# Task goal
Give back the full listing, character for character, with no pictures.

# Data shown
::::::::

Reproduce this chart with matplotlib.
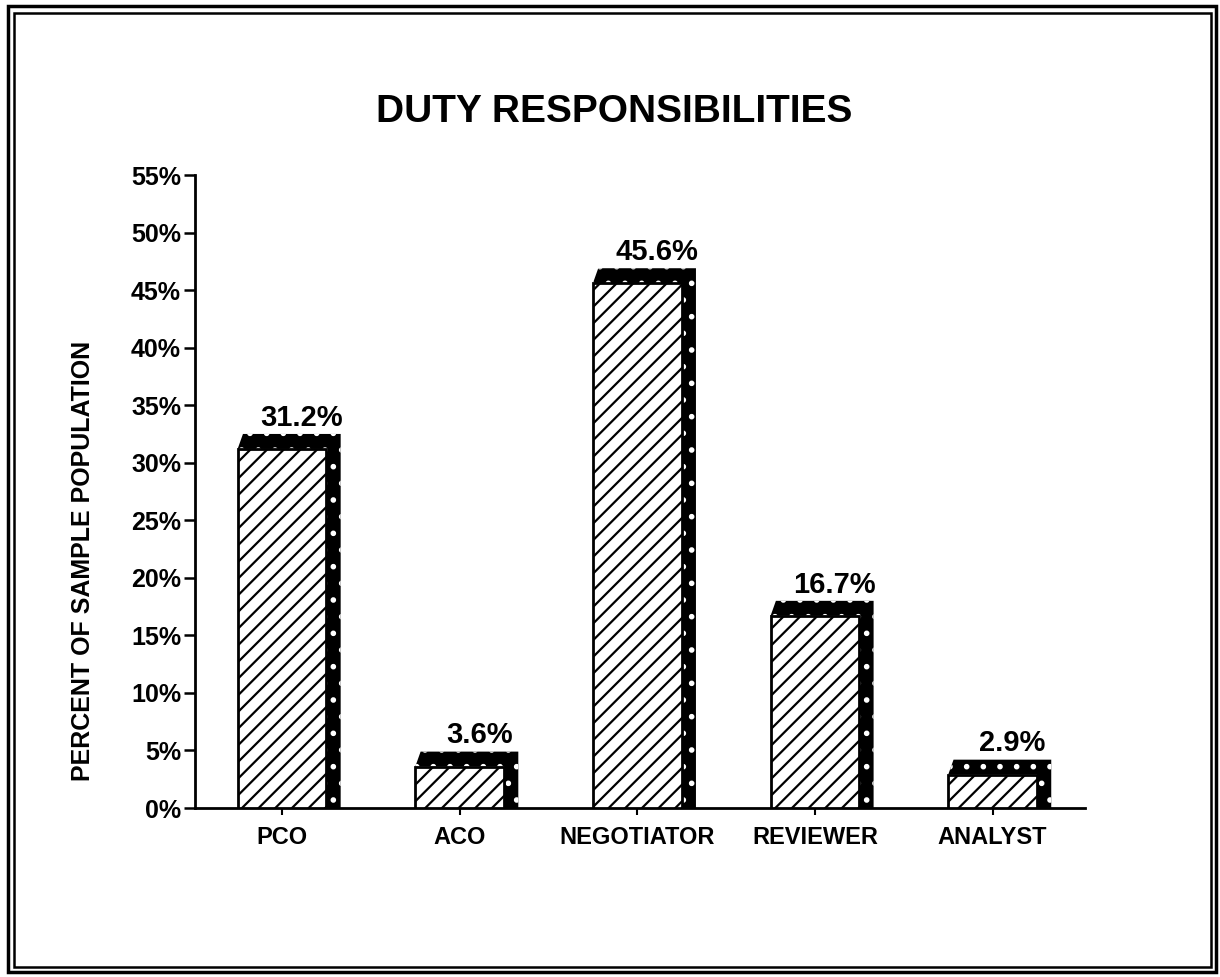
import matplotlib
matplotlib.use("Agg")
import matplotlib.pyplot as plt
from matplotlib.patches import Polygon, Rectangle

categories = ["PCO", "ACO", "NEGOTIATOR", "REVIEWER", "ANALYST"]
values = [31.2, 3.6, 45.6, 16.7, 2.9]
value_labels = ["31.2%", "3.6%", "45.6%", "16.7%", "2.9%"]
yticks = [0, 5, 10, 15, 20, 25, 30, 35, 40, 45, 50, 55]
ytick_labels = [f"{t}%" for t in yticks]
title = "DUTY RESPONSIBILITIES"
ylabel = "PERCENT OF SAMPLE POPULATION"

plt.rcParams['font.family'] = ['Liberation Sans', 'DejaVu Sans']
plt.rcParams['font.weight'] = 'bold'
plt.rcParams['hatch.linewidth'] = 1.6

fig = plt.figure(figsize=(12.2, 9.77), dpi=100)
ax = fig.add_axes([195/1220, 1-808/977, 890/1220, 633/977])

x = list(range(len(categories)))
width = 0.5
dx, dy = 0.08, 1.3

ax.bar(x, values, width=width, facecolor='white', edgecolor='black',
       hatch='//', linewidth=2.0, zorder=3)

for xi, h, lab in zip(x, values, value_labels):
    x0 = xi - width/2
    x1 = xi + width/2
    # dark extrusion (top and right side) with white stipple
    poly = Polygon([(x0, h), (x0 + 0.03, h + dy), (x1 + dx, h + dy),
                    (x1 + dx, 0), (x1, 0), (x1, h)], closed=True,
                   facecolor='black', edgecolor='white', hatch='.',
                   linewidth=0, zorder=2)
    ax.add_patch(poly)
    ax.text(xi + 0.11, h + dy + 0.2, lab, ha='center', va='bottom',
            fontsize=21, fontweight='bold', zorder=4)

ax.set_xlim(-0.49, 4.52)
ax.set_ylim(0, 55)
ax.set_yticks(yticks)
ax.set_yticklabels(ytick_labels, fontsize=18, fontweight='bold')
ax.set_xticks(x)
ax.set_xticklabels(categories, fontsize=17, fontweight='bold')
ax.tick_params(axis='y', direction='out', length=8, width=1.8, pad=2)
ax.tick_params(axis='x', direction='out', length=5, width=1.5, pad=8)
for s in ['top', 'right']:
    ax.spines[s].set_visible(False)
for s in ['left', 'bottom']:
    ax.spines[s].set_linewidth(2)

fig.text(614/1220, 1-112/977, title, ha='center', va='center',
         fontsize=28, fontweight='bold')
fig.text(83/1220, 1-561/977, ylabel, ha='center', va='center',
         rotation=90, fontsize=18, fontweight='bold')

# double frame
fig.add_artist(Rectangle((8/1220, 1-972/977), 1208/1220, 966/977,
                         transform=fig.transFigure, fill=False,
                         edgecolor='black', linewidth=2.5))
fig.add_artist(Rectangle((14/1220, 1-967/977), 1197/1220, 954/977,
                         transform=fig.transFigure, fill=False,
                         edgecolor='black', linewidth=1.8))

fig.savefig("out.png", dpi=100)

::::::::

# Final result
Reproduce this chart with matplotlib.
import matplotlib
matplotlib.use("Agg")
import matplotlib.pyplot as plt
from matplotlib.patches import Polygon, Rectangle

categories = ["PCO", "ACO", "NEGOTIATOR", "REVIEWER", "ANALYST"]
values = [31.2, 3.6, 45.6, 16.7, 2.9]
value_labels = ["31.2%", "3.6%", "45.6%", "16.7%", "2.9%"]
yticks = [0, 5, 10, 15, 20, 25, 30, 35, 40, 45, 50, 55]
ytick_labels = [f"{t}%" for t in yticks]
title = "DUTY RESPONSIBILITIES"
ylabel = "PERCENT OF SAMPLE POPULATION"

plt.rcParams['font.family'] = ['Liberation Sans', 'DejaVu Sans']
plt.rcParams['font.weight'] = 'bold'
plt.rcParams['hatch.linewidth'] = 1.6

fig = plt.figure(figsize=(12.2, 9.77), dpi=100)
ax = fig.add_axes([195/1220, 1-808/977, 890/1220, 633/977])

x = list(range(len(categories)))
width = 0.5
dx, dy = 0.08, 1.3

ax.bar(x, values, width=width, facecolor='white', edgecolor='black',
       hatch='//', linewidth=2.0, zorder=3)

for xi, h, lab in zip(x, values, value_labels):
    x0 = xi - width/2
    x1 = xi + width/2
    # dark extrusion (top and right side) with white stipple
    poly = Polygon([(x0, h), (x0 + 0.03, h + dy), (x1 + dx, h + dy),
                    (x1 + dx, 0), (x1, 0), (x1, h)], closed=True,
                   facecolor='black', edgecolor='white', hatch='.',
                   linewidth=0, zorder=2)
    ax.add_patch(poly)
    ax.text(xi + 0.11, h + dy + 0.2, lab, ha='center', va='bottom',
            fontsize=21, fontweight='bold', zorder=4)

ax.set_xlim(-0.49, 4.52)
ax.set_ylim(0, 55)
ax.set_yticks(yticks)
ax.set_yticklabels(ytick_labels, fontsize=18, fontweight='bold')
ax.set_xticks(x)
ax.set_xticklabels(categories, fontsize=17, fontweight='bold')
ax.tick_params(axis='y', direction='out', length=8, width=1.8, pad=2)
ax.tick_params(axis='x', direction='out', length=5, width=1.5, pad=8)
for s in ['top', 'right']:
    ax.spines[s].set_visible(False)
for s in ['left', 'bottom']:
    ax.spines[s].set_linewidth(2)

fig.text(614/1220, 1-112/977, title, ha='center', va='center',
         fontsize=28, fontweight='bold')
fig.text(83/1220, 1-561/977, ylabel, ha='center', va='center',
         rotation=90, fontsize=18, fontweight='bold')

# double frame
fig.add_artist(Rectangle((8/1220, 1-972/977), 1208/1220, 966/977,
                         transform=fig.transFigure, fill=False,
                         edgecolor='black', linewidth=2.5))
fig.add_artist(Rectangle((14/1220, 1-967/977), 1197/1220, 954/977,
                         transform=fig.transFigure, fill=False,
                         edgecolor='black', linewidth=1.8))

fig.savefig("out.png", dpi=100)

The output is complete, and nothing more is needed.